Blue hydrogen’s discredited contribution to the net zero transition makes green hydrogen the only viable option.

With the UK Government’s recent publishing of a hydrogen strategy outlining an ambition for 5 GW of low carbon hydrogen production capacity by 2030, interest and enthusiasm for hydrogen is quickly gaining traction. The UK hydrogen strategy estimates that the hydrogen economy will deliver a 41 million tonne saving of carbon dioxide equivalent (CO2e) between 2023-2032.

Both the Committee on Climate Change and National Grid’s Future Energy Scenarios modelling recognises the major role that the hydrogen economy will play in a 2050 net zero future. However, electrification is predicted to dwarf hydrogen and other low carbon technologies with four times as much emissions reduction from electrification compared to hydrogen.

Utilising hydrogen to decarbonise space heating and cooking in domestic homes is unsubstantiated where electrification of appliances and low carbon heating technologies present a more efficient and immediate response to the climate emergency. There are clearer opportunities for hydrogen to help decarbonise industries where electrification is not possible, including aviation, steel making, cement production, and large-scale heating.

Misleading ambitions

Hydrogen is classified as green (electrolysis of water), brown (gasification of coal), grey (steam methane reforming), and blue (steam methane reforming with CO2 capture), with grey hydrogen currently the most common. One of the by-products of brown and grey hydrogen is carbon dioxide, hence the carbon capture utilisation and storage (CCUS) element of blue hydrogen, which claims to reduce the negative climate impacts of hydrogen production.

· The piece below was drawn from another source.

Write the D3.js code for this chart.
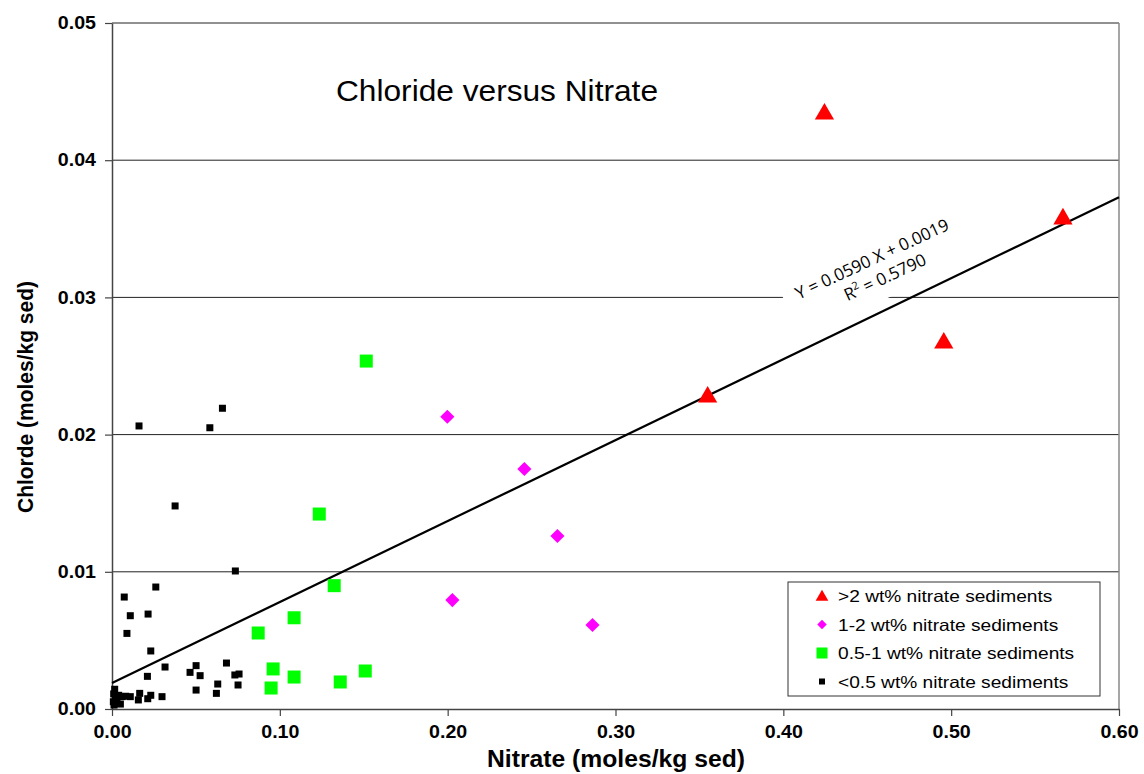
<!DOCTYPE html>
<html>
<head>
<meta charset="utf-8">
<script src="https://cdn.jsdelivr.net/npm/d3@7"></script>
<style>
  html, body { margin: 0; padding: 0; background: #fff; }
  svg { display: block; font-family: "Liberation Sans", Arial, sans-serif; }
</style>
</head>
<body>
<svg id="chart" width="1144" height="774"></svg>
<script>
// Sediment chemistry: chloride vs nitrate, grouped by nitrate weight percent
const highNitrateX = [0.4245, 0.5666, 0.4956, 0.3549];
const highNitrateY = [0.04344, 0.03579, 0.02675, 0.02281];

const midNitrateX = [0.1998, 0.2457, 0.2654, 0.2028, 0.2863];
const midNitrateY = [0.02130, 0.01749, 0.01261, 0.00794, 0.00612];

const lowNitrateX = [0.1515, 0.1235, 0.1324, 0.1085, 0.0871, 0.0960, 0.1085, 0.0948, 0.1360, 0.1509];
const lowNitrateY = [0.02536, 0.01421, 0.00899, 0.00665, 0.00554, 0.00292, 0.00233, 0.00153, 0.00197, 0.00277];

const traceNitrateX = [0.0658, 0.0161, 0.0583, 0.0376, 0.0735, 0.0073, 0.0261, 0.0109, 0.0215, 0.0089,
  0.0231, 0.0316, 0.0211, 0.0465, 0.0501, 0.0525, 0.0682, 0.0732, 0.0757, 0.0751,
  0.0630, 0.0501, 0.0622, 0.0298, 0.0231, 0.0213, 0.0165, 0.0157, 0.0109, 0.0082,
  0.0060, 0.0050, 0.0016, 0.0008, 0.0012, 0.0020, 0.0030, 0.0010, 0.0040];
const traceNitrateY = [0.02192, 0.02063, 0.02050, 0.01480, 0.01006, 0.00816, 0.00889, 0.00680, 0.00692, 0.00551,
  0.00423, 0.00306, 0.00238, 0.00267, 0.00316, 0.00243, 0.00335, 0.00248, 0.00255, 0.00175,
  0.00182, 0.00138, 0.00114, 0.00090, 0.00100, 0.00075, 0.00114, 0.00066, 0.00090, 0.00093,
  0.00090, 0.00036, 0.00144, 0.00053, 0.00029, 0.00085, 0.00060, 0.00110, 0.00100];

// Linear fit reported on the chart
const fitSlope = 0.0590;
const fitIntercept = 0.0019;
const fitR2 = 0.5790;

const xTicks = [0, 0.1, 0.2, 0.3, 0.4, 0.5, 0.6];
const yTicks = [0, 0.01, 0.02, 0.03, 0.04, 0.05];

const seriesNames = [">2 wt% nitrate sediments", "1-2 wt% nitrate sediments",
  "0.5-1 wt% nitrate sediments", "<0.5 wt% nitrate sediments"];

const svg = d3.select("#chart");
const plotLeft = 112, plotRight = 1119, plotTop = 23, plotBottom = 709;

const x = d3.scaleLinear().domain([0, 0.6]).range([plotLeft, plotRight]);
const y = d3.scaleLinear().domain([0, 0.05]).range([plotBottom, plotTop]);

// Widen glyphs horizontally by factor k (the chart's lettering is set wide)
function widen(sel, k) {
  sel.each(function () {
    const w = this.getComputedTextLength();
    d3.select(this).attr("textLength", w * k).attr("lengthAdjust", "spacingAndGlyphs");
  });
}

// Horizontal gridlines
svg.append("g")
  .selectAll("line")
  .data(yTicks.filter(d => d > 0))
  .join("line")
  .attr("x1", plotLeft).attr("x2", plotRight)
  .attr("y1", d => y(d)).attr("y2", d => y(d))
  .attr("stroke", "#222").attr("stroke-width", 1);

// Right frame edge
svg.append("line")
  .attr("x1", plotRight).attr("x2", plotRight).attr("y1", plotTop).attr("y2", plotBottom)
  .attr("stroke", "#888").attr("stroke-width", 1.5);

// Axes
const xAxis = svg.append("g")
  .attr("transform", `translate(0,${plotBottom})`)
  .call(d3.axisBottom(x).tickValues(xTicks).tickFormat(d3.format(".2f")).tickSize(7).tickSizeOuter(0));
const yAxis = svg.append("g")
  .attr("transform", `translate(${plotLeft},0)`)
  .call(d3.axisLeft(y).tickValues(yTicks).tickFormat(d3.format(".2f")).tickSize(7).tickSizeOuter(0));

[xAxis, yAxis].forEach(g => {
  g.select(".domain").attr("stroke", "#444").attr("stroke-width", 1.5);
  g.selectAll(".tick line").attr("stroke", "#444").attr("stroke-width", 1.2);
  g.selectAll("text")
    .attr("font-family", "'Liberation Sans', Arial, sans-serif")
    .attr("font-size", 17.5).attr("font-weight", "bold").attr("fill", "#000");
});
xAxis.selectAll("text").attr("dy", "1.1em");
yAxis.selectAll("text").attr("x", -16);
widen(xAxis.selectAll("text"), 1.12);
widen(yAxis.selectAll("text"), 1.12);

// Equation label backing, rotated along the fit line
const eq = svg.append("g").attr("transform", "translate(872,259) rotate(-25)");
eq.append("rect")
  .attr("x", -97).attr("y", -14).attr("width", 194).attr("height", 56)
  .attr("fill", "#fff");

// Trend line
const fitLine = d3.line().x(d => x(d)).y(d => y(fitSlope * d + fitIntercept));
svg.append("path")
  .datum([0, 0.6])
  .attr("d", fitLine)
  .attr("fill", "none").attr("stroke", "#000").attr("stroke-width", 2.2);

// Equation text
const eqText = svg.append("g").attr("transform", "translate(872,259) rotate(-25)");
eqText.append("text")
  .attr("x", 0).attr("y", 6)
  .attr("text-anchor", "middle")
  .attr("font-family", "'Open Sans', 'Liberation Sans', sans-serif")
  .attr("font-size", 17)
  .text(`Y = ${fitSlope.toFixed(4)} X + ${fitIntercept.toFixed(4)}`);
const r2 = eqText.append("text")
  .attr("x", 4).attr("y", 28)
  .attr("text-anchor", "middle")
  .attr("font-family", "'Open Sans', 'Liberation Sans', sans-serif")
  .attr("font-size", 17);
r2.append("tspan").text("R");
r2.append("tspan").attr("font-size", 11).attr("dy", -7).text("2");
r2.append("tspan").attr("dy", 7).text(` = ${fitR2.toFixed(4)}`);

// Point layers
const zip = (xs, ys) => xs.map((v, i) => [v, ys[i]]);

svg.append("g").selectAll("rect")
  .data(zip(traceNitrateX, traceNitrateY))
  .join("rect")
  .attr("x", d => x(d[0]) - 3.5).attr("y", d => y(d[1]) - 3.5)
  .attr("width", 7).attr("height", 7).attr("fill", "#000");

svg.append("g").selectAll("rect")
  .data(zip(lowNitrateX, lowNitrateY))
  .join("rect")
  .attr("x", d => x(d[0]) - 6.5).attr("y", d => y(d[1]) - 6.5)
  .attr("width", 13).attr("height", 13).attr("fill", "#00ff00");

const diamond = d3.symbol().type(d3.symbolSquare).size(100);
svg.append("g").selectAll("path")
  .data(zip(midNitrateX, midNitrateY))
  .join("path")
  .attr("d", diamond)
  .attr("transform", d => `translate(${x(d[0])},${y(d[1])}) rotate(45)`)
  .attr("fill", "#ff00ff");

const tri = d3.symbol().type(d3.symbolTriangle).size(160);
svg.append("g").selectAll("path")
  .data(zip(highNitrateX, highNitrateY))
  .join("path")
  .attr("d", tri)
  .attr("transform", d => `translate(${x(d[0])},${y(d[1]) + 1})`)
  .attr("fill", "#ff0000");

// Title
svg.append("text")
  .attr("x", 497).attr("y", 101)
  .attr("text-anchor", "middle")
  .attr("font-size", 29)
  .attr("textLength", 322).attr("lengthAdjust", "spacingAndGlyphs")
  .text("Chloride versus Nitrate");

// Axis titles
svg.append("text")
  .attr("x", 616).attr("y", 767)
  .attr("text-anchor", "middle")
  .attr("font-size", 23).attr("font-weight", "bold")
  .attr("textLength", 258).attr("lengthAdjust", "spacingAndGlyphs")
  .text("Nitrate (moles/kg sed)");
svg.append("text")
  .attr("transform", "translate(33,397) rotate(-90)")
  .attr("text-anchor", "middle")
  .attr("font-size", 22).attr("font-weight", "bold")
  .attr("textLength", 232).attr("lengthAdjust", "spacingAndGlyphs")
  .text("Chlorde (moles/kg sed)");

// Legend
const legend = svg.append("g").attr("transform", "translate(788,582)");
legend.append("rect")
  .attr("x", 0).attr("y", 0).attr("width", 312).attr("height", 114)
  .attr("fill", "#fff").attr("stroke", "#333").attr("stroke-width", 1);
const legendSymbols = [
  g => g.append("path").attr("d", d3.symbol().type(d3.symbolTriangle).size(70)).attr("fill", "#ff0000").attr("transform", "translate(0,1)"),
  g => g.append("path").attr("d", d3.symbol().type(d3.symbolSquare).size(45)).attr("fill", "#ff00ff").attr("transform", "rotate(45)"),
  g => g.append("rect").attr("x", -5.5).attr("y", -5.5).attr("width", 11).attr("height", 11).attr("fill", "#00ff00"),
  g => g.append("rect").attr("x", -3).attr("y", -3).attr("width", 6).attr("height", 6).attr("fill", "#000")
];
seriesNames.forEach((name, i) => {
  const row = legend.append("g").attr("transform", `translate(34,${14 + i * 28.5})`);
  legendSymbols[i](row);
  row.append("text")
    .attr("x", 16).attr("y", 6)
    .attr("font-size", 16.5)
    .text(name);
});
widen(legend.selectAll("text"), 1.16);
</script>
</body>
</html>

It’s estimated that a quarter of the net global warming that’s occurred in recent decades is due to methane. Research published in August by academics from Cornell and Stanford universities concluded that the fugitive methane emissions from blue hydrogen are higher than grey hydrogen production and total CO2e emissions for blue hydrogen are only 9-12% lower than grey. Furthermore, the research calculates that blue hydrogen could produce over 20% more greenhouse gases than burning natural gas or coal for heat and 60% more than burning diesel oil for heat.

Due to the Government’s proposed endorsement of blue hydrogen, the chair of the UK Hydrogen and Fuel Cell Association, Chris Jackson, recently stepped down, highlighting that the UK will fail to meet its decarbonisation goals if it continues with its dependence on fossil fuels.

The UK hydrogen strategy outlines a “twin track” approach for producing large quantities of green and blue hydrogen, yet the map of known proposed facilities illustrates around 115 MW of green hydrogen production and 900 MW of blue hydrogen production.

Future is green

It’s no surprise that green hydrogen is currently significantly more expensive than blue hydrogen, making it difficult to compete with blue hydrogen and the counterfactual of natural gas. However, similar to other low carbon generators, the cost of green hydrogen is expected to reduce over the next 10 years.

Activities have taken place internationally to phase hydrogen into energy systems, with natural gas and hydrogen blending in its early stages of development and seen as a promising option for increasing hydrogen use. In the UK, live trials of up to 20% blended hydrogen and natural gas have been successful, but health and safety concerns of wider deployment still remain.

Forecasting future trends in the energy industry is notoriously challenging, but if hydrogen can be produced via electrolysis of water powered by renewables, then the industries employing this approach can achieve widespread decarbonisation of their activities. Conversely, if blue hydrogen with CCUS prevails then the UK’s decarbonisation efforts will continue to stall.


What opportunities will endure for the green hydrogen industry and will it receive the support it needs to scale appropriately?